Most of them are, but I've been using this one with a pair of X5335s, and it's been fantastic so far.

http://www.newegg.com/Product/Product.aspx?Item=N82E16813182130

philippe
04-26-2008, 09:13 AM
xeon 5345s here on a supermicro X7DAE+ :thumbsup:with 8gb DDR2 (on xp64), my lightwave is happy !!:D

Oedo 808
04-26-2008, 09:44 AM
A little too extravagent for me at the moment, especially once the VAT man gets a hold of it, I'll probably just get a single processor setup for now... and clock the nuts of it!:D

I'll definately consider these setups for the future though, glad to hear they're doing the job. Enjoy those render times! :thumbsup:

We-Co
04-26-2008, 12:38 PM
I still want to know if it's worth getting a 8-core machine, or stick with a 4. Render time is great with a Q6600, but with a Xeon on a skulltrail I'm thinking it would blaze.

creativecontrol
04-26-2008, 03:06 PM
I was mostly curious if the 9 series was more efficient at the same clock rate than the 6 series or not.
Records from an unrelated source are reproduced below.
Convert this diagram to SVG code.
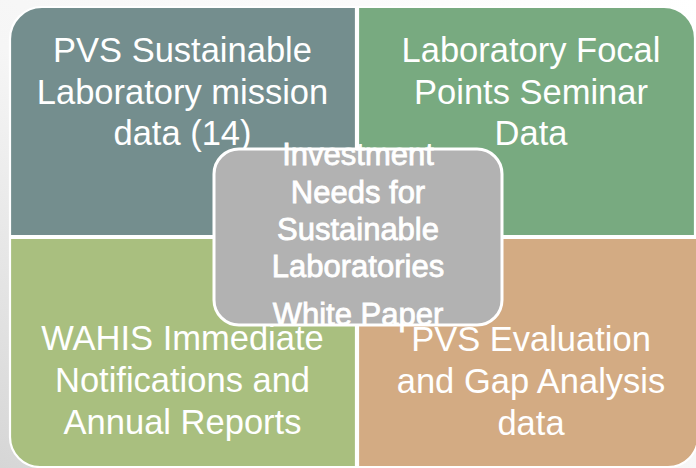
<svg xmlns="http://www.w3.org/2000/svg" width="696" height="468" viewBox="0 0 696 468">
<defs>
<linearGradient id="bg" x1="1" y1="0" x2="0" y2="1">
<stop offset="0" stop-color="#ffffff"/>
<stop offset="0.55" stop-color="#f6f6f6"/>
<stop offset="1" stop-color="#d6d6d6"/>
</linearGradient>
</defs>
<style>
.q{stroke:#ffffff;stroke-width:2.2}
.t{font-family:"Liberation Sans",Arial,sans-serif;font-size:34.5px;fill:#ffffff;text-anchor:middle}
.c{font-family:"Liberation Sans",Arial,sans-serif;font-size:31px;fill:#ffffff;stroke:#ffffff;stroke-width:0.8;text-anchor:middle}
</style>
<rect x="0" y="0" width="696" height="468" fill="url(#bg)"/>
<g id="connectors"></g>
<g id="node-tl">
<path class="q" fill="#748e8e" d="M10,39 A32,32 0 0 1 42,7 L356,7 L356,236 L10,236 Z"/>
<text class="t" x="182.5" y="62">PVS Sustainable</text>
<text class="t" x="182.5" y="103.5">Laboratory mission</text>
<text class="t" x="182.5" y="145">data (14)</text>
</g>
<g id="node-tr">
<path class="q" fill="#78aa80" d="M358,7 L664,7 A31,31 0 0 1 695,38 L695,236 L358,236 Z"/>
<text class="t" x="531" y="62">Laboratory Focal</text>
<text class="t" x="531" y="103.5">Points Seminar</text>
<text class="t" x="531" y="145">Data</text>
</g>
<g id="node-bl">
<path class="q" fill="#a9bf7f" d="M10,238 L356,238 L356,467 L40,467 A30,30 0 0 1 10,437 Z"/>
<text class="t" x="182.5" y="350">WAHIS Immediate</text>
<text class="t" x="182.5" y="392">Notifications and</text>
<text class="t" x="182.5" y="434">Annual Reports</text>
</g>
<g id="node-br">
<path class="q" fill="#d3ab83" d="M358,238 L698,238 L698,437 A30,30 0 0 1 668,467 L358,467 Z"/>
<text class="t" x="531" y="351">PVS Evaluation</text>
<text class="t" x="531" y="393">and Gap Analysis</text>
<text class="t" x="531" y="435">data</text>
</g>
<g id="node-center">
<rect x="214" y="149" width="288" height="176" rx="25" ry="25" fill="#b2b2b2" stroke="#ffffff" stroke-width="3"/>
<text class="c" x="358" y="165">Investment</text>
<text class="c" x="358" y="203">Needs for</text>
<text class="c" x="358" y="240">Sustainable</text>
<text class="c" x="358" y="277">Laboratories</text>
<text class="c" x="358" y="325">White Paper</text>
</g>
</svg>
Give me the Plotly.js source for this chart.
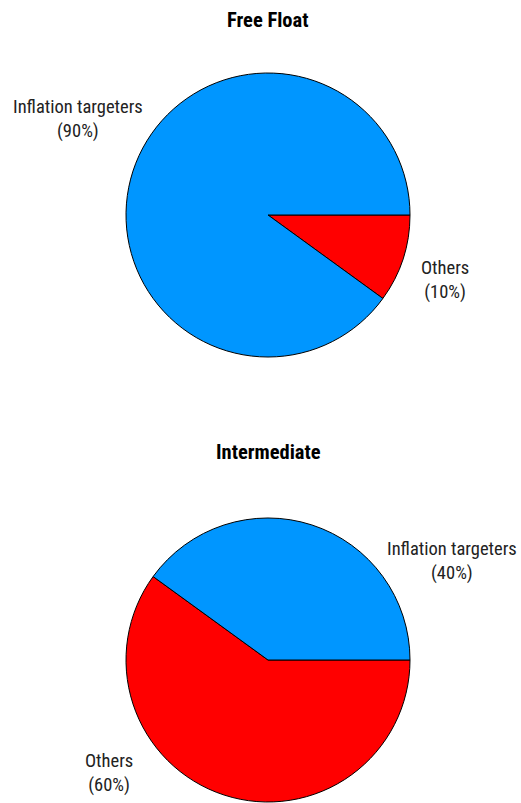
<!DOCTYPE html>
<html>
<head>
<meta charset="utf-8">
<script src="https://cdn.plot.ly/plotly-3.0.1.min.js"></script>
<style>html,body{margin:0;padding:0;background:#fff;}#chart{width:521px;height:803px;}</style>
</head>
<body>
<div id="chart"></div>
<script>
// Data
const panelTitles = ["Free Float", "Intermediate"];
const freeFloatLabels = ["Others", "Inflation targeters"];
const freeFloatValues = [10, 90];
const intermediateLabels = ["Others", "Inflation targeters"];
const intermediateValues = [60, 40];

const colorMap = {"Inflation targeters": "#0096FF", "Others": "#FF0000"};
const FONT = "Roboto Condensed, Liberation Sans Narrow, sans-serif";

const W = 521, H = 803;
function px2x(p){ return p / W; }
function px2y(p){ return 1 - p / H; }

const R = 142, CX = 268;
const centers = [215, 660];

function pieTrace(labels, values, cy){
  return {
    type: "pie",
    labels: labels,
    values: values,
    sort: false,
    direction: "clockwise",
    rotation: 90,
    textinfo: "none",
    hoverinfo: "label+percent",
    marker: {colors: labels.map(l => colorMap[l]), line: {color: "#000", width: 1}},
    domain: {x: [px2x(CX - R), px2x(CX + R)], y: [px2y(cy + R), px2y(cy - R)]},
    showlegend: false
  };
}

const data = [
  pieTrace(freeFloatLabels, freeFloatValues, centers[0]),
  pieTrace(intermediateLabels, intermediateValues, centers[1])
];

// Label placement (pixel centers)
const labelPos = [
  {"Others": [445, 280], "Inflation targeters": [78, 119]},
  {"Inflation targeters": [452, 561], "Others": [109, 773]}
];
const titleY = [20, 452];

const annotations = [];
[[freeFloatLabels, freeFloatValues], [intermediateLabels, intermediateValues]].forEach((pair, i) => {
  const [labs, vals] = pair;
  const tot = vals.reduce((a, b) => a + b, 0);
  labs.forEach((l, j) => {
    const p = labelPos[i][l];
    annotations.push({
      xref: "paper", yref: "paper", x: px2x(p[0]), y: px2y(p[1]),
      xanchor: "center", yanchor: "middle", align: "center", showarrow: false,
      text: l + "<br>(" + Math.round(vals[j] / tot * 100) + "%)",
      font: {family: FONT, size: 18.5, color: "#222"}
    });
  });
  annotations.push({
    xref: "paper", yref: "paper", x: px2x(CX), y: px2y(titleY[i]),
    xanchor: "center", yanchor: "middle", showarrow: false,
    text: "<b>" + panelTitles[i] + "</b>",
    font: {family: FONT, size: 20.5, color: "#000"}
  });
});

const layout = {
  width: W, height: H,
  margin: {l: 0, r: 0, t: 0, b: 0},
  paper_bgcolor: "#fff",
  plot_bgcolor: "#fff",
  annotations: annotations,
  font: {family: FONT}
};

Plotly.newPlot("chart", data, layout, {displayModeBar: false, staticPlot: true});
</script>
</body>
</html>
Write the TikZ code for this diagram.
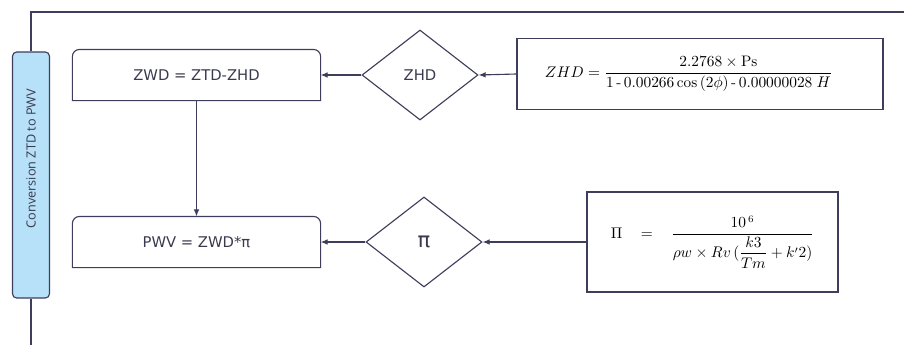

I have the 6600 right now and love it. Just curious about the 9's.

ericsmith
04-26-2008, 03:17 PM
At the same clock rate, the 9 series is just a tiny bit faster, but the difference is probably negligable.

The key benefit of the 9 series is the fact that it uses significantly less power (except for the 9775, which uses about the same amount as the 6850).

This is of course good for the electric bill, but the real point is that less power consumption means less heat, and that means better potential for overclocking.

Eric

tyrot
04-26-2008, 03:41 PM
dear overclockers

as far as i read from an overclock portal, new nehalem cpus wont be Overclock friendly. Probably intel is gonna kill our shortcut to hi-end cpus with low-ends. SO we might start buying some damn cheap 6600s..

Best

creativecontrol
04-28-2008, 10:44 AM
At the same clock rate, the 9 series is just a tiny bit faster, but the difference is probably negligable.

The key benefit of the 9 series is the fact that it uses significantly less power (except for the 9775, which uses about the same amount as the 6850).

This is of course good for the electric bill, but the real point is that less power consumption means less heat, and that means better potential for overclocking.

Eric

Hey, thanks for the info!

StereoMike
04-28-2008, 03:19 PM
My vote is on Tyrots comment. The companies tend to lock systems up and shut them away from the customer, not vice versa. Someone remember Nvidias 6800gt and ultra? You were able to make it a full quadro performance wise (did so with mine). Starting with the 7 series this opportunity was gone.
If companies see a way to prevent users making their 150$ cpu a 400$ cpu, they will do it.